Blogs, Academic, Community College, Public, Librarian 23 March 2026

The U.S. at 250: Connecting users to the founding’s authenticity

From primary sources to ebooks, multiformat library collections can help users move beyond the familiar story and into the lived record of the Revolution

As the United States approaches its 250th anniversary, library collections can be the key to connecting people with content that helps them understand the nation’s founding as more than myth or slogan, but as lived experience.

The Present Tense Of the Past

Often, the most effective entry point is not a summary, but a first encounter with the record itself — materials produced close to the events, in the language and forms people used at the time. Take Paul Revere’s sworn deposition from April 1775 included in ProQuest History Vault, part of ProQuest One History and ProQuest Digital Collections. This firsthand, handwritten account describes the night of April 18–19, 1775, when he rode to warn Samuel Adams and John Hancock that British troops were marching toward Lexington and Concord.

Primary sources anchor users in the present tense of the past. Dense with detail and unpolished in its immediacy, Revere’s testimony bears little resemblance to the tidy narratives that later emerged. Its spelling varies. The pacing is uneven. And that is precisely the point. When users encounter documents like this, history stops feeling settled and starts feeling real to the people who experienced the anxiety, the fear and the opportunity.

A Revolution Argued in Public

The Revolutionary era was noisy. Political ideas appeared in newspapers, pamphlets, broadsides and reprints — often side by side with military messaging and calls to civic action.

Selections from 1776 issues of The Hartford Courant make this vivid. Available in ProQuest Historical Newspapers: U.S. Metro Collection, the paper includes persuasive arguments aimed at sustaining resistance and civic responsibility, a newspaper printing of Thomas Paine’s Common Sense, and reprints of George Washington’s official military address show how persuasion and authority circulated together in print on the eve of independence. For users today, these pages illuminate a founding shaped by public debate as much as by formal proceedings.

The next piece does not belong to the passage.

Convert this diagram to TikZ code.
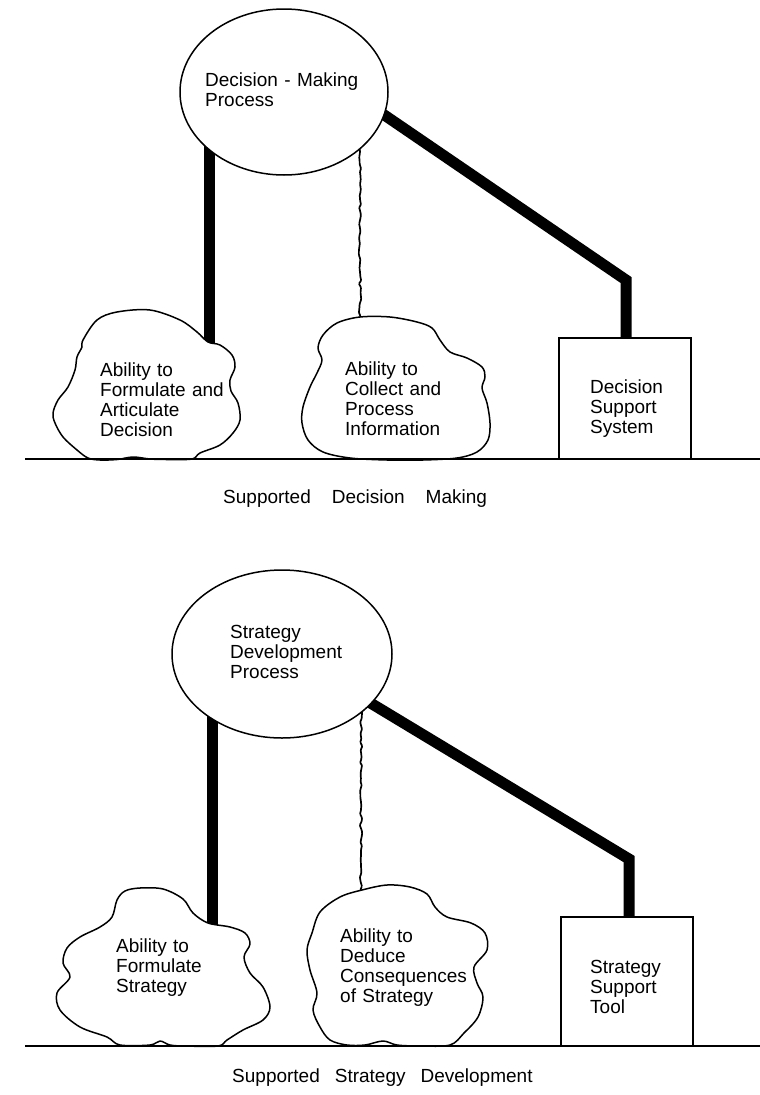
\documentclass[tikz,border=0pt]{standalone}
\usepackage{fontspec}
\setmainfont{Liberation Sans}
\usetikzlibrary{shapes.geometric,decorations.pathmorphing,calc,backgrounds}
\begin{document}
\begin{tikzpicture}[x=1pt,y=-1pt,
  outline/.style={line width=1.5pt},
  proc/.style={ellipse, draw, outline, fill=white, inner sep=0pt},
  toolbox/.style={rectangle, draw, line width=1.3pt, fill=white, inner sep=0pt},
  cloudline/.style={draw, outline, fill=white, line join=round},
  label/.style={font=\fontsize{19}{20}\selectfont, text width=180pt, align=left, inner sep=0pt, anchor=base west},
  caption/.style={font=\fontsize{19}{20}\selectfont, inner sep=0pt, anchor=base west},
  strong/.style={line width=11pt, line join=miter, line cap=butt},
  wavy/.style={line width=1.7pt, decorate, decoration={random steps, segment length=4pt, amplitude=1.3pt}, rounded corners=0.9pt},
  ground/.style={line width=1.5pt}]
\pgfmathsetseed{31}
\useasboundingbox (0,0) rectangle (760,1095);

% ---------------- Supported decision making ----------------
\node[proc, minimum width=208pt, minimum height=166pt] (dmp) at (284,92) {};
\node[label] (dmpT) at (205,86) {Decision - Making\\Process};

\draw[cloudline] plot[smooth cycle, tension=0.55] coordinates {
  (83,340) (97,320) (117,312) (150,310) (180,320) (197,332) (208,342) (220,345)
  (232,355) (235,367) (230,380) (231,391) (238,403) (240,420) (233,433) (220,445)
  (200,453) (192,459) (167,459.5) (150,459) (133,457) (117,459.5) (100,460) (88,458)
  (77,450) (63,437) (55,423) (53,413) (58,400) (68,387) (75,370) (77,357) (82,347)};
\coordinate (c1top) at (209,348);
\node[label] (c1T) at (100,376) {Ability to\\Formulate and\\Articulate\\Decision};

\draw[cloudline] plot[smooth cycle, tension=0.55] coordinates {
  (360,317) (390,317) (417,322) (432,328) (440,340) (450,352) (467,358) (482,367)
  (485,377) (482,388) (487,403) (490,423) (488,440) (477,452) (457,458) (423,460)
  (387,460) (350,458) (323,452) (308,440) (302,423) (303,407) (310,387) (317,373)
  (322,360) (318,348) (323,335) (337,323)};
\coordinate (c2top) at (360,323);
\node[label] (c2T) at (345,375) {Ability to\\Collect and\\Process\\Information};

\node[toolbox, minimum width=132pt, minimum height=121pt] (dss) at (625,398.5) {};
\node[label] (dssT) at (590,393) {Decision\\Support\\System};
\coordinate (bend1) at (626,280);

\coordinate (g1a) at (25,459);
\coordinate (g1b) at (760,459);
\draw[ground] (g1a) -- (g1b);
\node[caption] (cap1) at (223,503) {Supported\hspace{21pt}Decision\hspace{21pt}Making};

% ---------------- Supported strategy development ----------------
\node[proc, minimum width=220pt, minimum height=168pt] (sdp) at (282,654) {};
\node[label] (sdpT) at (230,638) {Strategy\\Development\\Process};

\draw[cloudline] plot[smooth cycle, tension=0.55] coordinates {
  (117,900) (125,891) (140,888) (163,889) (183,899) (193,913) (208,923) (230,927)
  (245,933) (250,944) (244,957) (250,973) (263,987) (270,1007) (263,1020) (243,1030)
  (227,1040) (218,1046) (185,1046) (170,1045) (160,1041) (150,1045) (120,1045) (107,1037)
  (80,1027) (60,1010) (57,993) (70,977) (63,963) (67,948) (80,937) (100,927) (112,917)};
\coordinate (c3top) at (212,930);
\node[label] (c3T) at (116,952) {Ability to\\Formulate\\Strategy};

\draw[cloudline] plot[smooth cycle, tension=0.55] coordinates {
  (362,890) (387,885) (410,887) (427,894) (435,907) (447,917) (471,923) (485,933)
  (487,950) (474,967) (477,983) (483,997) (478,1017) (464,1033) (450,1045) (420,1046)
  (397,1045) (383,1041) (365,1045) (347,1045) (330,1040) (320,1027) (313,1010) (317,993)
  (310,970) (307,950) (312,933) (320,912) (340,897)};
\coordinate (c4top) at (361,896);
\node[label] (c4T) at (340,942) {Ability to\\Deduce\\Consequences\\of Strategy};

\node[toolbox, minimum width=132pt, minimum height=129pt] (sst) at (627,981.5) {};
\node[label] (sstT) at (590,973) {Strategy\\Support\\Tool};
\coordinate (bend2) at (629,859);

\coordinate (g2a) at (25,1046);
\coordinate (g2b) at (760,1046);
\draw[ground] (g2a) -- (g2b);
\node[caption] (cap2) at (232,1082) {Supported\hspace{15pt}Strategy\hspace{15pt}Development};

% ---------------- connectors, drawn beneath the shapes ----------------
\begin{pgfonlayer}{background}
  \draw[strong] (dmp.center -| c1top) -- (c1top);
  \draw[wavy] (dmp.center -| c2top) -- (c2top);
  \draw[strong] ($(dmp.-13)!-14pt!(bend1)$) -- (bend1) -- (dss.north -| bend1);

  \draw[strong] (sdp.center -| c3top) -- (c3top);
  \draw[wavy] (sdp.center -| c4top) -- (c4top);
  \draw[strong] ($(sdp.-29)!-14pt!(bend2)$) -- (bend2) -- (sst.north -| bend2);
\end{pgfonlayer}
\end{tikzpicture}
\end{document}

Available in ProQuest Ebooks, Alfred F. Young’s Liberty Tree: Ordinary People and the American Revolution offers a compelling complement. Drawing on petitions, crowd actions and local records, Young shows how artisans, laborers, women and enslaved people shaped Revolutionary politics through everyday resistance and negotiation. The ebook pairs especially well with primary sources, helping users see how popular participation influenced outcomes.

From Declaration to Governance

July 4, 1776 often stands alone in public memory, but library collections allow users to trace what followed: the long work of transforming revolutionary ideals into governing structures.

Foundational government records are a strong bridge here. The Declaration of Independence, adopted by the Continental Congress in July 1776, formally articulated the break from Britain and laid out political principles used to justify it — natural rights, popular sovereignty and the legitimacy of resistance to tyranny. Later records such as the Annals of Congress, part of ProQuest U.S. Congressional Collection, capture early debates as lawmakers worked to transform independence into a functioning constitutional government, offering insight into how authority was defined through deliberation and lawmaking.

With the help of interfaces carefully developed by the UX team at ProQuest, users move intuitively through these materials, linking documents, debates and interpretations. As a result, they can understand the founding more authentically – a process that was iterative, contested and often uncertain.

Hearing and Seeing the Revolution

Music, ballads and spoken-word recordings related to the American Revolution offer another way in. A curated audio playlist of Revolutionary-era recordings, available in Music Online: Listening, ProQuest One Performing Arts, part of ProQuest Digital Collections, highlights how ideas circulated beyond official documents and formal debate, giving users a complementary lens on political expression and public memory.

Video can be a showpiece, too — especially for users who want a narrative thread that still honors depth of content. A standout example is The American Revolution: A Film by Ken Burns, Sarah Botstein & David Schmidt, a six-part documentary series that examines the Revolution through multiple perspectives, from the colonial crisis through independence and the war’s aftermath. Importantly for libraries, it’s available within Academic Video Online, making it an excellent anchor for assignments, screenings, discussion series or guided viewing paired with primary sources.

A Living Collection For a Living Anniversary

As the U.S. Semi-quincentennial approaches, libraries have a unique opportunity to commemorate the founding by fostering deeper engagement with its ideas, debates and consequences. The materials are already there: handwritten testimony, political argument, music, debate, reassessment and reinterpretation. What matters is how libraries connect these sources, contextualize them and guide users through the nuance they reveal.

For librarians looking for a practical starting place, the America at 250 Resource Guide brings many of these materials together in one place — spanning primary sources, historical newspapers, government records, multimedia and scholarly context across ProQuest collections. It’s designed to make it easier to quickly identify and showcase compelling content for teaching, research and community engagement.